Someone asked if they were working on something new. They said yes and that it will be set in the present, but will hinge on a mystery of the past. Something, they said, that will be easier to pronounce than "Hypnerotomachia."
Thomason said he took a writing course from Jamaica Kincaid at Harvard. Caldwell said he learned to write by trial and error, and by buying every "How to Write" manual from the very Borders he was speaking in.
"I don't know what it would be like to write alone," Thomason said.
Their advice: Never give up.
Afterward, they sat side by side -- as they did when first writing the novel -- and signed copies.
Nearby, Thomason's parents greeted friends and relatives. Robert Thomason, Dustin's grandfather, smiled.
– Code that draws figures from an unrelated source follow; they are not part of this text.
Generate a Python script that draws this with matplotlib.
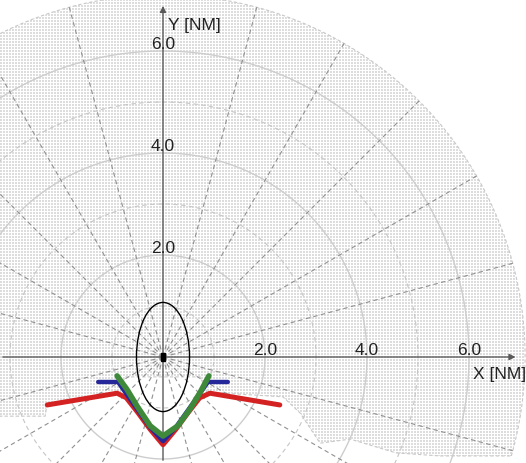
import numpy as np
import matplotlib
matplotlib.use('Agg')
import matplotlib.pyplot as plt
from matplotlib.patches import Ellipse, Rectangle, Polygon

plt.rcParams['font.family'] = ['Liberation Sans', 'DejaVu Sans']

# ---- data (NM) ----
red_x = [-2.27, -0.90, -0.72, -0.50, -0.25, 0.0, 0.25, 0.50, 0.72, 0.92, 2.29]
red_y = [-0.94, -0.71, -0.80, -1.08, -1.42, -1.72, -1.42, -1.08, -0.80, -0.71, -0.94]

blue_x = [-1.27, -0.88, -0.72, -0.50, -0.25, 0.0, 0.25, 0.50, 0.72, 0.88, 1.27]
blue_y = [-0.49, -0.49, -0.72, -1.03, -1.38, -1.65, -1.38, -1.03, -0.72, -0.49, -0.49]

green_x = [-0.90, -0.71, -0.51, -0.25, 0.0, 0.29, 0.53, 0.73, 0.90]
green_y = [-0.37, -0.63, -0.96, -1.35, -1.55, -1.35, -1.02, -0.69, -0.37]

# lower edge of the shaded area (left to right)
shade_x = [-7.2, -2.31, -2.27, -0.84, -0.75, 0.73, 0.86, 2.35, 2.69, 3.08, 3.67, 4.57, 5.43, 6.83]
shade_y = [-1.16, -1.16, -0.90, -0.69, -0.39, -0.39, -0.69, -0.78, -1.10, -1.69, -1.61, -1.88, -1.94, -1.94]
shade_r = 7.1

ell_w, ell_h = 1.04, 2.14          # domain ellipse
ship_w, ship_h = 0.08, 0.16

tick_vals = [2.0, 4.0, 6.0]

# ---- figure ----
W, H = 526, 464
fig = plt.figure(figsize=(W / 100, H / 100), dpi=100)
ax = fig.add_axes([0, 0, 1, 1])
x0, x1 = -163 / 51, 363 / 51
y0, y1 = -106 / 51, 358 / 51
ax.set_xlim(x0, x1)
ax.set_ylim(y0, y1)
ax.axis('off')

# shaded area: arc on top, irregular edge below
a_start = np.arctan2(shade_y[-1], shade_x[-1])
ang = np.linspace(a_start, np.pi, 200)
px = list(shade_r * np.cos(ang)) + [-7.2] + shade_x
py = list(shade_r * np.sin(ang)) + [0.0] + shade_y
poly = Polygon(np.column_stack([px, py]), closed=True, facecolor='none',
               edgecolor='#c8c8c8', lw=0.8, ls=(0, (3, 2)), zorder=0.5)
ax.add_patch(poly)

# dotted texture clipped to the area
tex = np.ones((H, W, 3))
ii, jj = np.mgrid[0:H, 0:W]
dots = (ii % 3 != 2) & (jj % 3 != 2)
tex[dots] = 0.87
img = ax.imshow(tex, extent=(x0, x1, y0, y1), origin='upper',
                interpolation='nearest', zorder=0, aspect='auto')
img.set_clip_path(poly)

# polar grid
t = np.linspace(0, 2 * np.pi, 400)
for r in [1, 2, 3, 4, 5, 6]:
    if r % 2 == 0:
        ax.plot(r * np.cos(t), r * np.sin(t), color='#cdcdcd', lw=1.0, zorder=1)
    else:
        ax.plot(r * np.cos(t), r * np.sin(t), color='#c6c6c6', lw=0.8,
                ls=(0, (4, 3)), zorder=1)
for deg in range(0, 360, 15):
    if deg % 90 == 0:
        continue
    a = np.radians(deg)
    ax.plot([0, shade_r * np.cos(a)], [0, shade_r * np.sin(a)],
            color='#909090', lw=0.8, ls=(0, (4, 3)), zorder=1.2)

# axes with arrows
ax.annotate('', xy=(x1 - 0.15, 0), xytext=(x0, 0),
            arrowprops=dict(arrowstyle='-|>', color='#5a5a5a', lw=1.0,
                            mutation_scale=9), zorder=2)
ax.annotate('', xy=(0, y1 - 0.08), xytext=(0, y0),
            arrowprops=dict(arrowstyle='-|>', color='#5a5a5a', lw=1.0,
                            mutation_scale=9), zorder=2)

# ellipse and ship
ax.add_patch(Ellipse((0, 0), ell_w, ell_h, fill=False, edgecolor='black',
                     lw=1.0, zorder=3))
ax.add_patch(Rectangle((-ship_w / 2, -ship_h / 2), ship_w, ship_h,
                       color='black', zorder=7))

# curves
ax.plot(red_x, red_y, color='#d42222', lw=3.6, solid_capstyle='round',
        solid_joinstyle='round', zorder=4)
ax.plot(blue_x, blue_y, color='#26289a', lw=3.2, solid_capstyle='round',
        solid_joinstyle='round', zorder=5)
ax.plot(green_x, green_y, color='#3f8a3a', lw=4.0, solid_capstyle='round',
        solid_joinstyle='round', zorder=6)

# tick labels
for v in tick_vals:
    ax.text(v, 0.0, '%.1f' % v, ha='center', va='bottom', fontsize=12.5,
            color='#222222', zorder=8)
    ax.text(0.0, v, '%.1f' % v, ha='center', va='bottom', fontsize=12.5,
            color='#222222', zorder=8)
ax.text(0.1, 6.52, 'Y [NM]', ha='left', va='center', fontsize=12.5,
        color='#222222', zorder=8)
ax.text(x1, -0.33, 'X [NM]', ha='right', va='center', fontsize=12.5,
        color='#222222', zorder=8)

fig.savefig('out.png', dpi=100)
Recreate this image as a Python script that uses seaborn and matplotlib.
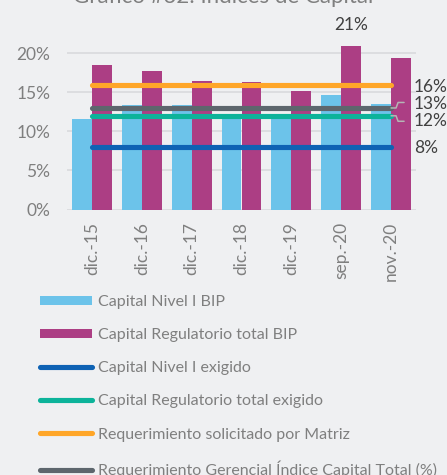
import matplotlib
matplotlib.use("Agg")
import matplotlib.pyplot as plt
from matplotlib.lines import Line2D
from matplotlib.patches import Patch
import seaborn as sns
import pandas as pd

# Dates on the category axis
fechas = ["dic.-15", "dic.-16", "dic.-17", "dic.-18", "dic.-19", "sep.-20", "nov.-20"]

# Bank ratios (%)
capital_nivel1_bip = [11.6, 13.4, 13.4, 12.0, 11.9, 14.6, 13.5]
capital_regulatorio_bip = [18.5, 17.7, 16.4, 16.3, 15.2, 20.9, 19.4]

# Requirements (%)
nivel1_exigido = [8, 8, 8, 8, 8, 8, 8]
regulatorio_exigido = [12, 12, 12, 12, 12, 12, 12]
requerimiento_matriz = [16, 16, 16, 16, 16, 16, 16]
requerimiento_gerencial = [13, 13, 13, 13, 13, 13, 13]

y_ticks = [0, 5, 10, 15, 20]

serie_barras = ["Capital Nivel I BIP", "Capital Regulatorio total BIP"]
serie_lineas = [
    "Capital Nivel I exigido",
    "Capital Regulatorio total exigido",
    "Requerimiento solicitado por Matriz",
    "Requerimiento Gerencial Índice Capital Total (%)",
]

BG = "#EFF0F2"
C_AZUL_CLARO = "#6CC3EA"
C_MAGENTA = "#AC3E84"
C_AZUL = "#0E62B4"
C_VERDE = "#0CB39A"
C_NARANJA = "#FFA628"
C_GRIS = "#5D666D"
TXT = "#7F7F7F"
TXT_DARK = "#404040"
GRID = "#DCDDE0"

sns.set_theme(style="white")
plt.rcParams["font.family"] = ["Lato", "DejaVu Sans"]

W, H = 447, 475
fig = plt.figure(figsize=(W / 100, H / 100), dpi=100)
fig.patch.set_facecolor(BG)

YMAX = 22.0
px_per_pct = 7.81
ax_left, ax_right, ax_bottom = 67, 416, 209.5
ax_h = YMAX * px_per_pct
ax = fig.add_axes([ax_left / W, 1 - ax_bottom / H, (ax_right - ax_left) / W, ax_h / H])
ax.set_facecolor(BG)

df = pd.DataFrame({
    "fecha": fechas * 2,
    "valor": capital_nivel1_bip + capital_regulatorio_bip,
    "serie": [serie_barras[0]] * len(fechas) + [serie_barras[1]] * len(fechas),
})
sns.barplot(data=df, x="fecha", y="valor", hue="serie",
            palette=[C_AZUL_CLARO, C_MAGENTA], saturation=1, width=0.8,
            linewidth=0, legend=False, ax=ax, zorder=2)

xs = list(range(len(fechas)))
line_specs = [
    (nivel1_exigido, C_AZUL),
    (regulatorio_exigido, C_VERDE),
    (requerimiento_matriz, C_NARANJA),
    (requerimiento_gerencial, C_GRIS),
]
for vals, col in line_specs:
    sns.lineplot(x=xs, y=vals, color=col, linewidth=3.7, ax=ax,
                 solid_capstyle="round", zorder=3)

ax.set_xlim(-0.5, len(fechas) - 0.5)
ax.set_ylim(0, YMAX)
ax.set_yticks(y_ticks)
ax.set_yticklabels([f"{t}%" for t in y_ticks])
for t in y_ticks:
    ax.axhline(t, color=GRID, linewidth=1.4, zorder=0)
for s in ax.spines.values():
    s.set_visible(False)
ax.set_xlabel("")
ax.set_ylabel("")
ax.tick_params(axis="y", length=0, pad=12, labelsize=12.5, labelcolor=TXT)
ax.tick_params(axis="x", length=0, pad=9, labelsize=12.5, labelcolor=TXT, rotation=90)

# Value labels at the right end of each requirement line
cat_px = (ax_right - ax_left) / len(fechas)
last = xs[-1]
def lbl(v, dy_px):
    ax.annotate(f"{v:.0f}%", xy=(last, v), xytext=(23, dy_px),
                textcoords="offset pixels", ha="left", va="center",
                fontsize=12.5, color=TXT_DARK, zorder=5)

lbl(requerimiento_matriz[-1], -2)
lbl(requerimiento_gerencial[-1], 3.5)
lbl(regulatorio_exigido[-1], -5.5)
lbl(nivel1_exigido[-1], -1)

# Leader lines for the two close labels
def leader(v, sign):
    pts_px = [(0, 0), (5, 0), (7, 5.5), (13, 5.5)]
    lx = [last + p[0] / cat_px for p in pts_px]
    ly = [v + sign * p[1] / px_per_pct for p in pts_px]
    ax.plot(lx, ly, color="#B5B5B5", linewidth=1.1, zorder=4, clip_on=False)

leader(requerimiento_gerencial[-1], 1)
leader(regulatorio_exigido[-1], -1)

# Label above the highest bar
i_max = capital_regulatorio_bip.index(max(capital_regulatorio_bip))
ax.annotate(f"{max(capital_regulatorio_bip):.0f}%", xy=(i_max + 0.2, max(capital_regulatorio_bip)),
            xytext=(0, 21), textcoords="offset pixels", ha="center", va="center",
            fontsize=12.5, color=TXT_DARK, zorder=5)

fig.text(0.5, 1 - 3 / H, "Gráfico #32: Índices de Capital", ha="center", va="baseline",
         fontsize=16, color=TXT)

handles = [
    Patch(facecolor=C_AZUL_CLARO, edgecolor="none"),
    Patch(facecolor=C_MAGENTA, edgecolor="none"),
]
for _, col in line_specs:
    handles.append(Line2D([0], [0], color=col, linewidth=3.7, solid_capstyle="round"))
labels = serie_barras + serie_lineas
leg = fig.legend(handles, labels, loc="upper left", bbox_to_anchor=(40 / W, 1 - 295 / H),
                 frameon=False, fontsize=11.5, labelcolor=TXT, handlelength=3.25,
                 handleheight=0.55, handletextpad=0.4, labelspacing=1.2,
                 borderpad=0, borderaxespad=0)

fig.savefig("out.png", dpi=100, facecolor=BG)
In a seersucker jacket and tortoise-shell glasses, the white-haired man recalled reading drafts of the novel. "When an editor suggested a love interest," he said, "I said, 'Go for it!' "
Initially Thomason, 76, was concerned that the book would be too esoteric for most people because it is filled with literary arcana. But, he said, laughing, "I suppose that many just skip over it and look for the blood and what little sex is in it."
A couple of Thomason family friends, Stanley Horowitz and his wife, Carole Kitti, stopped to get some books signed and to snap a photograph.
Cameron Brent, 28, who works in marketing in Arlington, said she has known the co-authors since elementary school.
"They're very clever," she said. "They are witty young men. Always have been."